Friday, December 5, 2014

Video killed the radio star

I think that video games can definitely play a pivotal role in classrooms, especially as technology advances. It blows my mind to think about how much has changed just since I graduated high school in 2000 and how much more will change by the time my children are in high school. I remember having to use dial-up to do research and having to wait until everyone had gone to bed so that I wouldn't get kicked off the Internet when the phone rang. Now, my students do research on their phones before I can finish talking about a topic. As a high school English teacher, I'm not really sure how to use video games in my class, but my stepson who is in 1st grade uses websites like as well as games on our phones to get better at reading and recognizing sounds and letters. It fascinates me to watch him and how not only his knowledge but also his hand-eye coordination improve by using the technology that is available to him.

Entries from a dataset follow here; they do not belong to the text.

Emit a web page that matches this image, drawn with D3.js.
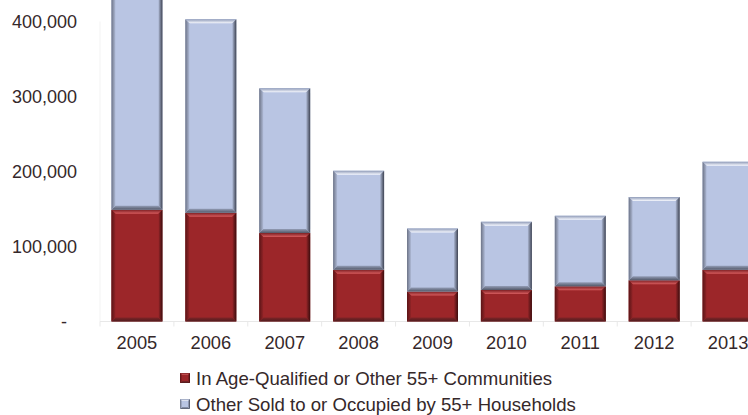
<!DOCTYPE html>
<html>
<head>
<meta charset="utf-8">
<script src="https://cdn.jsdelivr.net/npm/d3@7/dist/d3.min.js"></script>
<style>
  html, body { margin: 0; padding: 0; background: #ffffff; }
  svg { display: block; font-family: "Liberation Sans", Arial, sans-serif; }
</style>
</head>
<body>
<svg id="chart" width="748" height="415"></svg>
<script>
// Homes sold to / occupied by 55+ households, by year
const years = ["2005", "2006", "2007", "2008", "2009", "2010", "2011", "2012", "2013"];
const ageQualified = [149000, 145000, 118000, 69000, 40000, 42000, 47000, 55000, 69000];
const otherHouseholds = [310000, 258000, 193000, 132000, 84000, 91000, 94000, 111000, 144000];
const yTicks = [0, 100000, 200000, 300000, 400000];
const seriesNames = ["In Age-Qualified or Other 55+ Communities", "Other Sold to or Occupied by 55+ Households"];

const svg = d3.select("#chart");
const textColor = "#35282a";

const x = d3.scaleBand().domain(years).range([100, 765]).paddingInner(0.31).paddingOuter(0.155);
const y = d3.scaleLinear().domain([0, 400000]).range([321.5, 21.5]);

// bevel palettes
const palettes = {
  red:  { base: "#9c2629", top: ["#7e2024", "#d65c5e"], left: ["#5a1416", "#922427"], right: ["#952528", "#3a0c0d"], bottom: ["#7e2427", "#4f1c1e"] },
  blue: { base: "#b9c5e3", top: ["#8f9bb8", "#f7f9ff"], left: ["#6c7386", "#aeb9d5"], right: ["#aab5d0", "#3d4251"], bottom: ["#939db6", "#525868"] }
};

const defs = svg.append("defs");
Object.entries(palettes).forEach(([key, p]) => {
  const grad = (id, x1, y1, x2, y2, c0, c1) => {
    const g = defs.append("linearGradient").attr("id", id)
      .attr("x1", x1).attr("y1", y1).attr("x2", x2).attr("y2", y2);
    g.append("stop").attr("offset", "0%").attr("stop-color", c0);
    g.append("stop").attr("offset", "100%").attr("stop-color", c1);
  };
  grad(key + "-top", 0, 0, 0, 1, p.top[0], p.top[1]);
  grad(key + "-bottom", 0, 0, 0, 1, p.bottom[0], p.bottom[1]);
  grad(key + "-left", 0, 0, 1, 0, p.left[0], p.left[1]);
  grad(key + "-right", 0, 0, 1, 0, p.right[0], p.right[1]);
});

function bevelBox(g, bx, by, w, h, key, b) {
  const p = palettes[key];
  const cell = g.append("g");
  cell.append("rect").attr("x", bx).attr("y", by).attr("width", w).attr("height", h).attr("fill", p.base);
  const poly = (pts, fill) => cell.append("polygon")
    .attr("points", pts.map(q => q.join(",")).join(" ")).attr("fill", fill);
  poly([[bx, by], [bx + w, by], [bx + w - b, by + b], [bx + b, by + b]], `url(#${key}-top)`);
  poly([[bx + b, by + h - b], [bx + w - b, by + h - b], [bx + w, by + h], [bx, by + h]], `url(#${key}-bottom)`);
  poly([[bx, by], [bx + b, by + b], [bx + b, by + h - b], [bx, by + h]], `url(#${key}-left)`);
  poly([[bx + w - b, by + b], [bx + w, by], [bx + w, by + h], [bx + w - b, by + h - b]], `url(#${key}-right)`);
}

// faint frame: left edge and baseline with category ticks
svg.append("line").attr("x1", 100).attr("x2", 100).attr("y1", 21.5).attr("y2", y(0))
  .attr("stroke", "#f3f3f3").attr("stroke-width", 1);
svg.append("line").attr("x1", 100).attr("x2", 765).attr("y1", y(0)).attr("y2", y(0))
  .attr("stroke", "#e8e8e8").attr("stroke-width", 1);
const step = x.step();
svg.append("g").selectAll("line").data(d3.range(years.length + 1)).join("line")
  .attr("x1", i => 100 + i * step).attr("x2", i => 100 + i * step)
  .attr("y1", y(0)).attr("y2", y(0) + 5)
  .attr("stroke", "#e8e8e8").attr("stroke-width", 1);

// stacked bars
const stackRows = years.map((yr, i) => ({ year: yr, a: ageQualified[i], o: otherHouseholds[i] }));
const stacked = d3.stack().keys(["a", "o"])(stackRows);
const bars = svg.append("g");
stacked.forEach((layer, li) => {
  const key = li === 0 ? "red" : "blue";
  layer.forEach(seg => {
    const x0 = x(seg.data.year);
    const yTop = y(seg[1]);
    const yBot = y(seg[0]);
    bevelBox(bars, x0, yTop, x.bandwidth(), yBot - yTop, key, 4);
  });
});

// y axis
const yAxis = svg.append("g").attr("transform", "translate(100,0)")
  .call(d3.axisLeft(y).tickValues(yTicks).tickSize(0).tickPadding(23)
    .tickFormat(d => d === 0 ? "-" : d3.format(",")(d)));
yAxis.select(".domain").remove();
yAxis.selectAll("text").attr("font-size", 18).attr("fill", textColor)
  .attr("font-family", "Liberation Sans, Arial, sans-serif")
  .attr("dx", d => d === 0 ? -10 : 0);

// x axis
const xAxis = svg.append("g").attr("transform", `translate(0,${y(0)})`)
  .call(d3.axisBottom(x).tickSize(0).tickPadding(15));
xAxis.select(".domain").remove();
xAxis.selectAll("text").attr("font-size", 18.3).attr("fill", textColor)
  .attr("font-family", "Liberation Sans, Arial, sans-serif");

// legend
const legend = svg.append("g");
seriesNames.forEach((name, i) => {
  const ly = 378 + i * 26;
  bevelBox(legend, 180, ly - 5, 10, 10, i === 0 ? "red" : "blue", 2);
  legend.append("text").attr("x", 196).attr("y", ly).attr("dy", "0.35em")
    .attr("font-size", 18.6).attr("fill", textColor).text(name);
});
</script>
</body>
</html>
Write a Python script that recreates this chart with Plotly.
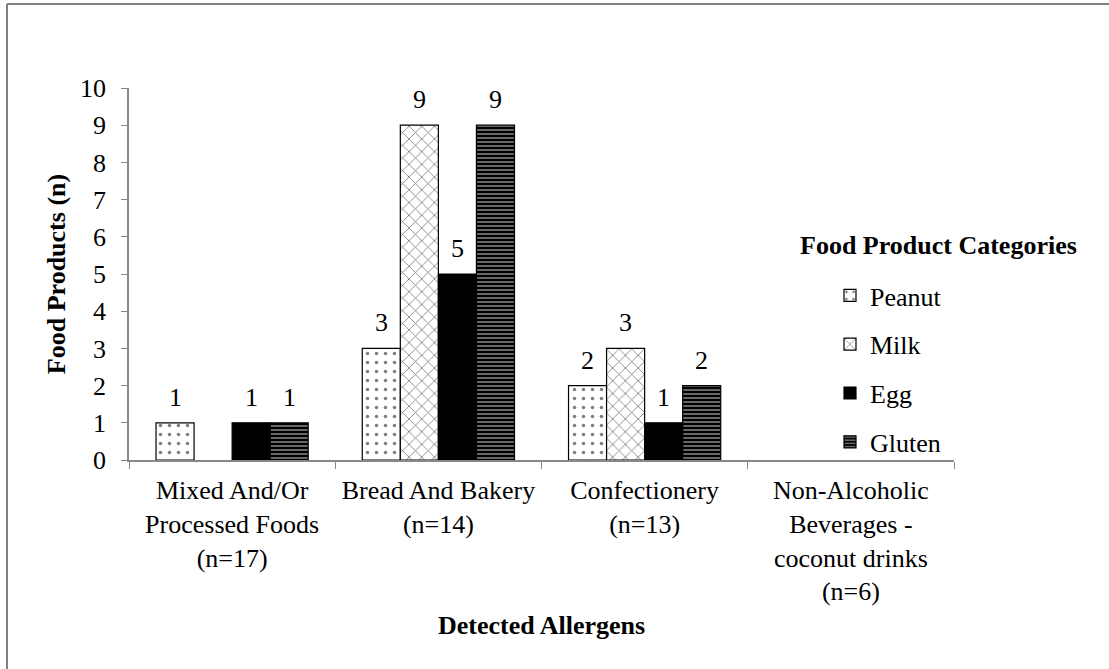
import plotly.graph_objects as go

categories = [
    "Mixed And/Or<br>Processed Foods<br>(n=17)",
    "Bread And Bakery<br>(n=14)",
    "Confectionery<br>(n=13)",
    "Non-Alcoholic<br>Beverages -<br>coconut drinks<br>(n=6)",
]
peanut = [1, 3, 2, 0]
milk = [0, 9, 3, 0]
egg = [1, 5, 1, 0]
gluten = [1, 9, 2, 0]

series = [
    ("Peanut", peanut, dict(shape=".", fgcolor="black", bgcolor="white", size=9, solidity=0.12)),
    ("Milk", milk, dict(shape="x", fgcolor="black", bgcolor="white", size=9, solidity=0.18)),
    ("Egg", egg, dict(shape="", fgcolor="black", bgcolor="black")),
    ("Gluten", gluten, dict(shape="-", fgcolor="white", bgcolor="black", size=4, solidity=0.4)),
]

FONT = "'Times New Roman', 'Liberation Serif', serif"
FS = 26
L, R, T, B = 129, 155, 88, 209
W, H = 1109, 669
plot_w = W - L - R
plot_h = H - T - B

fig = go.Figure()
for i, (name, vals, pat) in enumerate(series):
    fig.add_trace(go.Bar(
        name=name,
        x=categories,
        y=[v if v else None for v in vals],
        marker=dict(color=pat["bgcolor"], line=dict(color="black", width=1.2), pattern=pat),
        legendgroup=name,
    ))

# value labels above each bar
n = len(series)
cat_px = plot_w / len(categories)
bargap = 0.262
bar_px = cat_px * (1 - bargap) / n
for i, (name, vals, _) in enumerate(series):
    off = (i - (n - 1) / 2) * bar_px
    for c, v in zip(categories, vals):
        if v:
            fig.add_annotation(x=c, y=v, text=str(v), showarrow=False, xshift=off,
                               yanchor="bottom", yshift=9,
                               font=dict(family=FONT, size=FS, color="black"))

px = lambda p: (p - L) / plot_w
py = lambda p: (H - B - p) / plot_h

fig.add_annotation(xref="paper", yref="paper", x=0.5, y=py(625),
                   text="<b>Detected Allergens</b>", showarrow=False, yanchor="middle",
                   font=dict(family=FONT, size=FS, color="black"))
fig.add_annotation(xref="paper", yref="paper", x=px(938), y=py(246),
                   text="<b>Food Product Categories</b>", showarrow=False,
                   xanchor="center", yanchor="middle",
                   font=dict(family=FONT, size=FS, color="black"))

# outer frame edges
fig.add_shape(type="line", xref="paper", yref="paper", x0=px(7), x1=px(7), y0=py(4), y1=py(H + 5),
              line=dict(color="#808080", width=2))
fig.add_shape(type="line", xref="paper", yref="paper", x0=px(7), x1=px(W + 5), y0=py(4), y1=py(4),
              line=dict(color="#808080", width=2))

fig.update_layout(
    width=W, height=H,
    margin=dict(l=L, r=R, t=T, b=B, autoexpand=False),
    paper_bgcolor="white", plot_bgcolor="white",
    barmode="group", bargap=bargap, bargroupgap=0,
    font=dict(family=FONT, size=FS, color="black"),
    legend=dict(
        x=px(830), y=py(272), xanchor="left", yanchor="top",
        font=dict(family=FONT, size=FS),
        tracegroupgap=12, itemwidth=30,
        bgcolor="rgba(0,0,0,0)",
    ),
    xaxis=dict(
        showline=True, linecolor="#888888", linewidth=1.5,
        ticks="outside", tickson="boundaries", ticklen=7, tickcolor="#888888",
        tickfont=dict(family=FONT, size=FS), showgrid=False, ticklabelstandoff=6,
    ),
    yaxis=dict(
        range=[0, 10], dtick=1, showline=True, linecolor="#888888", linewidth=1.5,
        ticks="outside", ticklen=6, tickcolor="#888888", showgrid=False, zeroline=False,
        tickfont=dict(family=FONT, size=FS), ticklabelstandoff=10,
        title=dict(text="<b>Food Products (n)</b>", font=dict(family=FONT, size=FS), standoff=7),
    ),
)

fig.write_html("out.html")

 One of the things that stood out to me the most from the presentation was how learning has adapted with the advancement of technology. How many teachers have adapted their teaching styles to meet those changes? I have known many teachers who didn't see the value of technology, especially video games, in their classes because it wasn't "traditional" education. But, if we look at our students, they are multi-tasking at all times. They are constantly texting, on social media, having a conversation, listening to music, and carrying out other tasks at the same time. I often stumble trying to walk and chew gum at the same time! We have to, as teachers, adapt our teaching methods to reach where our students are. If that means we find educational games to help them learn something, that's what we have to do.